NB: het bevoegd gezag kan bepalen dat het besluit direct in werking treedt als het dat nodig vindt (artikel 20.5 Wm).
Veroorzaker
Artikel 17.6, lid 1 Wm:
Wet milieubeheer: titel 17.2 richt zich tot degene die de activiteit verricht:
- de natuurlijke persoon of de privaatrechtelijke of publiekrechtelijke rechtspersoon die de activiteit verricht of heeft verricht, regelt of heeft geregeld, of
- aan wie een doorslaggevende economische zeggenschap over het technisch functioneren van de activiteit is overgedragen, met inbegrip van de houder van een vergunning of
- toelating voor het verrichten van de activiteit en de persoon die de activiteit laat of heeft laten registreren of er kennisgeving van doet of heeft gedaan
Degene die de activiteit verricht kan dus 2 hoedanigheden hebben:
- Het kan degene zijn die vergunning of een andere toestemming (bijvoorbeeld door een ontheffing of een melding) heeft om de activiteit te verrichten.
- Het kan degene zijn die zodanige zeggenschap heeft over de bedrijfsactiviteiten dat het in zijn macht ligt om de schadeveroorzakende activiteit te beëindigen.
Aansprakelijkheid
Bij schade door activiteiten die onder bijlage III van de Richtlijn milieuaansprakelijkheid(verwijst naar een andere website) vallen is deze persoon dus aansprakelijk, of hij nu schuld heeft of niet.

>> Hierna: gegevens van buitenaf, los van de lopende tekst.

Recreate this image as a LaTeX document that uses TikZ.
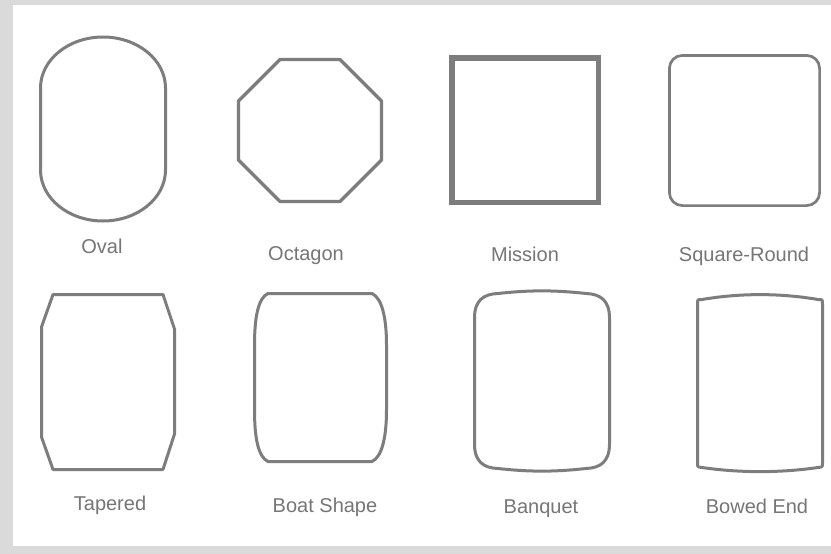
\documentclass[tikz,border=0pt]{standalone}
\usepackage{fontspec}
\setmainfont{Liberation Sans}
\usepackage{tikz}
\usetikzlibrary{positioning}
\definecolor{framegray}{RGB}{218,218,218}
\definecolor{shapegray}{RGB}{125,125,125}
\definecolor{labelgray}{RGB}{118,118,118}

\begin{document}
\begin{tikzpicture}[x=1pt,y=-1pt,
  outline/.style={draw=shapegray,line width=3pt,line join=round},
  caption/.style={anchor=base,text=labelgray,inner sep=0pt,font=\fontsize{20}{24}\selectfont}]
\useasboundingbox (0,0) rectangle (831,554);
\fill[framegray] (0,0) rectangle (831,554);
\fill[white] (13,5) rectangle (831,546);
% top row
\draw[outline] (40.5,88) arc[start angle=180,end angle=360,x radius=62.5,y radius=51] -- (165.5,170) arc[start angle=0,end angle=180,x radius=62.5,y radius=51] -- cycle;
\draw[outline,line width=3.3pt] (280,59.5) -- (340,59.5) -- (381.5,101) -- (381.5,160) -- (340,201.5) -- (280,201.5) -- (238.5,160) -- (238.5,101) -- cycle;
\draw[outline,line width=5.5pt,line join=miter] (451.75,57.75) rectangle (598.25,202.25);
\draw[outline,line width=2.7pt,rounded corners=13pt] (669.4,55.4) rectangle (819.6,205.6);
\node[caption] (oval) at (102,253) {Oval};
\node[caption] (octagon) at (306,260) {Octagon};
\node[caption] (mission) at (525,261) {Mission};
\node[caption] (squareround) at (744,261) {Square-Round};
% bottom row
\draw[outline] (53,294.5) -- (163,294.5) -- (174.5,329) -- (174.5,434) -- (163,469.5) -- (53,469.5) -- (41.5,437) -- (41.5,327) -- cycle;
\draw[outline] (268,293.5) -- (372,293.5) .. controls (382,298) and (386.5,318) .. (386.5,345) -- (386.5,410) .. controls (386.5,437) and (382,457) .. (372,461.5) -- (268,461.5) .. controls (258,457) and (254.5,437) .. (254.5,410) -- (254.5,345) .. controls (254.5,318) and (258,298) .. (268,293.5) -- cycle;
\draw[outline] (474.5,318) .. controls (474.5,300) and (484,294) .. (498,293.5) .. controls (530,290) and (554,290) .. (586,293.5) .. controls (600,294) and (609.5,300) .. (609.5,318) -- (609.5,444) .. controls (609.5,462) and (600,468) .. (586,468.5) .. controls (554,472) and (530,472) .. (498,468.5) .. controls (484,468) and (474.5,462) .. (474.5,444) -- cycle;
\draw[outline] (697.5,304) -- (697.5,463) .. controls (697.5,467) .. (702,467.5) .. controls (740,473) and (780,473) .. (818,467.5) .. controls (822.5,467) .. (822.5,463) -- (822.5,304) .. controls (822.5,299.5) .. (818,299.5) .. controls (780,293) and (740,293) .. (702,299.5) .. controls (697.5,299.5) .. (697.5,304) -- cycle;
\node[caption] (tapered) at (110,510) {Tapered};
\node[caption] (boat) at (325,512) {Boat Shape};
\node[caption] (banquet) at (541,513) {Banquet};
\node[caption] (bowed) at (757,513) {Bowed End};
\end{tikzpicture}
\end{document}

Bij schade door andere activiteiten moet er sprake zijn van schuld of nalatigheid. Als er in een gegeven situatie daarvan sprake is bij één van deze mogelijke actoren, dan is aan de voorwaarde voldaan. Het gevolg hiervan is dat deze persoon is aan te merken als 'degene die de activiteit verricht' en daarmee aansprakelijk.